Going back to the topic of conveying values through your work, I think it's a fairly important theme: what sort of philosophical value does your art carry with itself? If you sit down and try to make songs by the numbers, it's almost certain you won't be conveying anything through your output. I might be going out on a limb, but I will pose the statement that art is, and historically viewed mostly was, a way to bring philosophy to the masses in a consumable way. The oldest classics convey philosophy, the biggest blockbusters end up telling endearing stories. Even Star Wars came with a good chunk of Zen wisdom. Everything inbetween follows suit.

This is fairly important in business, as well. Explained in similar terms as above, business is, and historically viewed mostly was, a way to bring value to others in an easy to use way. Dyson made it big because his customers didn't have to buy new bags. Apple made it big because the Macintosh just works. IBM made it big because they helped big companies with payroll problems. Julius Caesar is remembered for building infrastructure. One of the oldest companies on earth, Avedis Zildjian, has knowledge of manufacture they kept secret for centuries; armies using their products had a distinct advantage over the enemy they faced. The Hanseatic League was created to protect trade. This might be trite, but ask yourself: how many businesses nowadays bring too little value to warrant their existance? With patent trolls under every rock, the RIAA and MPAA running wild, and many governments losing their value to their people, I'd say more than ever.

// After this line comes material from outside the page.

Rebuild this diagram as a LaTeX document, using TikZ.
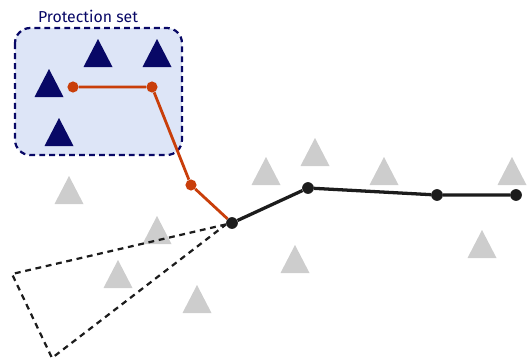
\documentclass[tikz,border=0pt]{standalone}
\usepackage{fontspec}
\setmainfont{Fira Sans}
\usepackage{tikz}
\usetikzlibrary{arrows.meta,positioning,calc}
\definecolor{navy}{RGB}{8,8,102}
\definecolor{zone}{RGB}{221,229,247}
\definecolor{route}{RGB}{201,62,10}
\definecolor{pathk}{RGB}{28,28,28}
\definecolor{obst}{RGB}{205,205,205}
\tikzset{zonebox/.style={draw=navy,dashed,dash pattern=on 5pt off 3.5pt,line width=1.9pt,fill=zone,rounded corners=13pt},rdot/.style={circle,fill=route,inner sep=0pt,minimum size=9.5pt},kdot/.style={circle,fill=pathk,inner sep=0pt,minimum size=10pt},rline/.style={draw=route,line width=2.4pt},kline/.style={draw=pathk,line width=2.8pt},cone/.style={draw=pathk,dashed,dash pattern=on 5pt off 4pt,line width=1.9pt},prot/.style={fill=navy},free/.style={fill=obst}}

\begin{document}
\begin{tikzpicture}[x=0.03cm,y=-0.03cm]
\useasboundingbox (0,0) rectangle (527,362);
% protection set
\draw[zonebox] (15,28) rectangle (182,155);
\node[text=navy,font=\fontsize{13.5}{15}\selectfont] (title) at (88,16) {Protection set};
\foreach \x/\y in {98/67,157/67,49/97,59/146}
  \fill[prot] (\x-14.5,\y) -- (\x,\y-28) -- (\x+14.5,\y) -- cycle;
% obstacles outside
\foreach \x/\y in {69/204,157/244,118/288,197/313,266/185,315/166,384/185,512/185,482/258,295/273}
  \fill[free] (\x-14.5,\y) -- (\x,\y-28) -- (\x+14.5,\y) -- cycle;
% path nodes
\node[kdot] (k1) at (232,223) {};
\node[kdot] (k2) at (308,188) {};
\node[kdot] (k3) at (437,195) {};
\node[kdot] (k4) at (516,195) {};
\node[rdot] (r1) at (73,87) {};
\node[rdot] (r2) at (152,87) {};
\node[rdot] (r3) at (191,185) {};
\coordinate (c1) at (12,274);
\coordinate (c2) at (52,358);
% view cone
\draw[cone] (k1) -- (c1) -- (c2) -- cycle;
\draw[rline] (r1) -- (r2) -- (r3) -- (k1);
\draw[kline] (k1) -- (k2) -- (k3) -- (k4);
\end{tikzpicture}
\end{document}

Every time people get too infatuated with form and forget to convey meaning, their ecosystem is bound to crash. Be it the bond market crashing in the late 80s, 909/303 acid techno dying out in the early 90s, the dot com bubble in later 90s, the mortgage market crashing in the naughties, print magazine publishers simply shutting down one after another. When you're churning out vinyls simply trying different permutations of repetitive musical sequences and knob twisting, when you make it your mission to sell people bonds based on something of little to no value, when you desperately try to push out issue after issue of uninteresting articles just to fill your 80 pages, you have no reason to exist. Form over meaning ends up being futile.

I guess it is, in the end, all about having your values right.